Retype, exactly as they stand, the lines from the start of the data to the line that contains "plt.rcParams['mathtext.it'] = 'Liberation", both ends included. Leave the pictures out.

## [COLLECTED DATA]

____________

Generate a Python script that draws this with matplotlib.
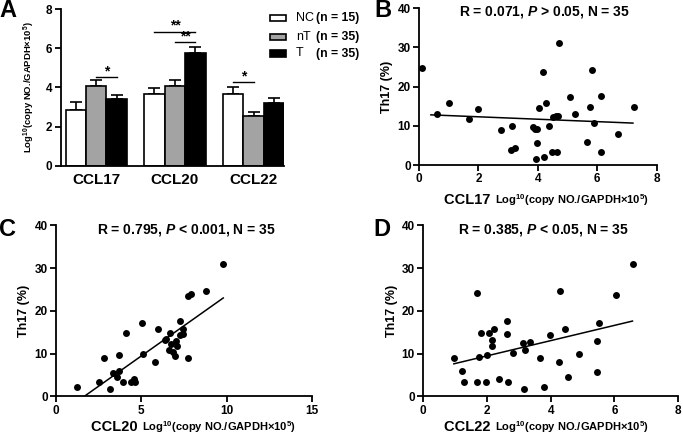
import numpy as np
import matplotlib
matplotlib.use("Agg")
import matplotlib.pyplot as plt
from matplotlib.patches import Rectangle

plt.rcParams['font.family'] = ['Liberation Sans', 'DejaVu Sans']
plt.rcParams['font.weight'] = 'bold'
plt.rcParams['mathtext.fontset'] = 'custom'
plt.rcParams['mathtext.rm'] = 'Liberation Sans:bold'
plt.rcParams['mathtext.bf'] = 'Liberation Sans:bold'
plt.rcParams['mathtext.it'] = 'Liberation Sans:italic:bold'

# ---- panel A data ----
groups = ['CCL17', 'CCL20', 'CCL22']
series_names = ['NC', 'nT', 'T']
series_n = ['(n = 15)', '(n = 35)', '(n = 35)']
series_colors = ['white', '#a3a3a3', 'black']
nc_mean = [2.85, 3.65, 3.67]
nc_err = [0.39, 0.34, 0.34]
nt_mean = [4.08, 4.08, 2.54]
nt_err = [0.29, 0.31, 0.22]
t_mean = [3.40, 5.78, 3.19]
t_err = [0.22, 0.31, 0.26]
# (group, series a, series b, height, label)
sig_marks = [(0, 1, 2, 4.52, '*'), (1, 0, 2, 6.84, '**'), (1, 1, 2, 6.31, '**'), (2, 0, 1, 4.27, '*')]

# ---- panel B data (CCL17 vs Th17) ----
ccl17_x = [0.11, 0.61, 1.01, 1.69, 2.0, 2.77, 3.12, 3.09, 3.24, 3.82, 3.90, 3.98,
           3.93, 3.98, 4.04, 4.18, 4.29, 4.22, 4.37, 4.49, 4.64, 4.52, 4.60, 4.68,
           4.71, 5.07, 5.25, 5.66, 5.75, 5.82, 5.89, 6.14, 6.13, 6.69, 7.24]
ccl17_y = [24.8, 12.9, 15.7, 11.7, 14.3, 8.9, 9.9, 3.9, 4.4, 9.8, 9.1, 9.3,
           1.6, 5.5, 14.6, 23.7, 15.9, 2.0, 10.0, 3.2, 3.3, 12.3, 12.5, 12.6,
           31.1, 17.3, 13.0, 5.9, 14.9, 24.3, 10.8, 17.6, 3.2, 7.9, 14.9]
fit17_x = [0.4, 7.2]
fit17_y = [12.8, 10.7]

# ---- panel C data (CCL20 vs Th17) ----
ccl20_x = [1.21, 2.54, 2.83, 3.16, 3.32, 3.67, 3.55, 3.69, 4.08, 3.95, 4.38, 4.57,
           4.63, 5.02, 5.12, 5.82, 5.96, 6.37, 6.68, 6.62, 6.72, 6.86, 6.95, 7.01,
           7.07, 7.25, 7.29, 7.42, 7.44, 7.73, 7.71, 7.89, 8.77, 9.80, 6.45]
ccl20_y = [2.1, 3.3, 9.0, 1.7, 5.5, 9.7, 4.5, 5.9, 14.9, 3.4, 3.4, 4.1,
           3.4, 17.2, 10.0, 8.0, 15.8, 13.1, 14.9, 10.9, 12.3, 10.4, 9.4, 12.9,
           11.7, 14.4, 17.5, 14.5, 15.8, 9.0, 23.5, 24.0, 24.6, 31.0, 13.4]
fit20_x = [1.66, 9.8]
fit20_y = [0.0, 23.0]

# ---- panel D data (CCL22 vs Th17) ----
ccl22_x = [0.96, 1.20, 1.27, 1.70, 1.69, 1.82, 1.75, 1.97, 2.01, 2.07, 2.15, 2.15,
           2.23, 2.37, 2.64, 2.64, 2.66, 2.81, 3.12, 3.19, 3.15, 3.36, 3.65, 3.79,
           3.98, 4.26, 4.29, 4.45, 4.55, 4.88, 5.45, 5.45, 5.51, 6.06, 6.60]
ccl22_y = [9.0, 6.0, 3.3, 24.2, 3.3, 14.9, 9.2, 3.3, 9.7, 14.9, 13.1, 11.7,
           15.8, 4.0, 17.5, 14.5, 3.4, 10.1, 12.4, 10.9, 1.7, 12.6, 9.0, 2.1,
           14.3, 8.0, 24.6, 15.8, 4.5, 10.0, 12.9, 5.6, 17.2, 23.6, 31.0]
fit22_x = [0.96, 6.57]
fit22_y = [7.6, 17.6]

unit_label = r'Log$^{10}$(copy NO./GAPDH×10$^{5}$)'

W, H = 683, 434
fig = plt.figure(figsize=(W / 100, H / 100), dpi=100)


def px_axes(l, t, r, b):
    return fig.add_axes([l / W, 1 - b / H, (r - l) / W, (b - t) / H])


def style(ax):
    for s in ['top', 'right']:
        ax.spines[s].set_visible(False)
    for s in ['left', 'bottom']:
        ax.spines[s].set_linewidth(1.3)
    ax.tick_params(direction='out', length=4, width=1.3, labelsize=8.5, pad=2)
    for lab in ax.get_xticklabels() + ax.get_yticklabels():
        lab.set_fontweight('bold')


# ---------------- A ----------------
axA = px_axes(60.7, 9.3, 284.3, 165.7)
w = 0.26
xg = np.arange(len(groups))
means = [nc_mean, nt_mean, t_mean]
errs = [nc_err, nt_err, t_err]
for i in range(3):
    pos = xg + (i - 1) * w
    axA.bar(pos, means[i], w, color=series_colors[i], edgecolor='black', linewidth=1.2, zorder=2)
    axA.errorbar(pos, means[i], yerr=[np.zeros(3), errs[i]], fmt='none', ecolor='black',
                 elinewidth=1.2, capsize=4, capthick=1.2, zorder=1)
for g, a, b, h, lab in sig_marks:
    x1 = g + (a - 1) * w
    x2 = g + (b - 1) * w
    axA.plot([x1, x2], [h, h], color='black', lw=1)
    axA.text((x1 + x2) / 2, h - 0.05, lab, ha='center', va='bottom', fontsize=10, fontweight='bold')
axA.set_xlim(-0.451, 2 + 1.5 * w)
axA.set_ylim(0, 8)
axA.set_yticks([0, 2, 4, 6, 8])
axA.set_xticks(xg)
axA.set_xticklabels(groups)
style(axA)
axA.tick_params(axis='x', length=0, labelsize=11, pad=5)
axA.set_ylabel(unit_label, fontsize=6.8, fontweight='bold', labelpad=6)

# legend drawn by hand
for i, yy in enumerate([18.3, 36.7, 53.5]):
    fig.patches.append(Rectangle((270 / W, 1 - (yy + 3) / H), 16 / W, 6 / H,
                                 transform=fig.transFigure, facecolor=series_colors[i],
                                 edgecolor='black', linewidth=1.2))
    fig.text(296 / W, 1 - yy / H, series_names[i], fontsize=9, fontweight='normal',
             ha='left', va='center')
    fig.text(316.5 / W, 1 - yy / H, series_n[i], fontsize=8.8, fontweight='bold',
             ha='left', va='center')


# ---------------- scatter panels ----------------
def scatter_panel(box, x, y, fx, fy, xmax, xticks, title, title_pos, name, split_px, label_y):
    ax = px_axes(*box)
    ax.scatter(x, y, s=25, color='black', zorder=3, clip_on=False, linewidths=0)
    ax.plot(fx, fy, color='black', lw=1.1)
    ax.set_xlim(0, xmax)
    ax.set_ylim(0, 40)
    ax.set_xticks(xticks)
    ax.set_yticks([0, 10, 20, 30, 40])
    style(ax)
    ax.set_ylabel('Th17 (%)', fontsize=9, fontweight='bold', labelpad=3)
    fig.text(title_pos[0] / W, 1 - title_pos[1] / H, title, ha='center', va='center',
             fontsize=10, fontweight='bold')
    fig.text(split_px / W, 1 - label_y / H, name + ' ', fontsize=10.5, fontweight='bold',
             ha='right', va='center')
    fig.text(split_px / W, 1 - (label_y + 0.5) / H, unit_label, fontsize=8,
             fontweight='bold', ha='left', va='center')
    return ax


scatter_panel((419, 8.3, 656.7, 165), ccl17_x, ccl17_y, fit17_x, fit17_y, 8, [0, 2, 4, 6, 8],
              r'R = 0.071, $P$ > 0.05, N = 35', (544, 12.5), 'CCL17', 495, 200)
scatter_panel((56, 225.3, 312, 396.3), ccl20_x, ccl20_y, fit20_x, fit20_y, 15, [0, 5, 10, 15],
              r'R = 0.795, $P$ < 0.001, N = 35', (186.7, 230.5), 'CCL20', 142, 427)
scatter_panel((423.3, 225.3, 678, 396.3), ccl22_x, ccl22_y, fit22_x, fit22_y, 8, [0, 2, 4, 6, 8],
              r'R = 0.385, $P$ < 0.05, N = 35', (543, 230.5), 'CCL22', 495, 427)

# panel letters
for lab, xp, yp in [('A', 8, 10.5), ('B', 383, 10.5), ('C', 7.5, 229.5), ('D', 382, 229.5)]:
    fig.text(xp / W, 1 - yp / H, lab, fontsize=17, fontweight='bold', ha='center', va='center')

fig.savefig('out.png', dpi=100)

____________

## [COMPLETE OUTPUT]
Generate a Python script that draws this with matplotlib.
import numpy as np
import matplotlib
matplotlib.use("Agg")
import matplotlib.pyplot as plt
from matplotlib.patches import Rectangle

plt.rcParams['font.family'] = ['Liberation Sans', 'DejaVu Sans']
plt.rcParams['font.weight'] = 'bold'
plt.rcParams['mathtext.fontset'] = 'custom'
plt.rcParams['mathtext.rm'] = 'Liberation Sans:bold'
plt.rcParams['mathtext.bf'] = 'Liberation Sans:bold'
plt.rcParams['mathtext.it'] = 'Liberation Sans:italic:bold'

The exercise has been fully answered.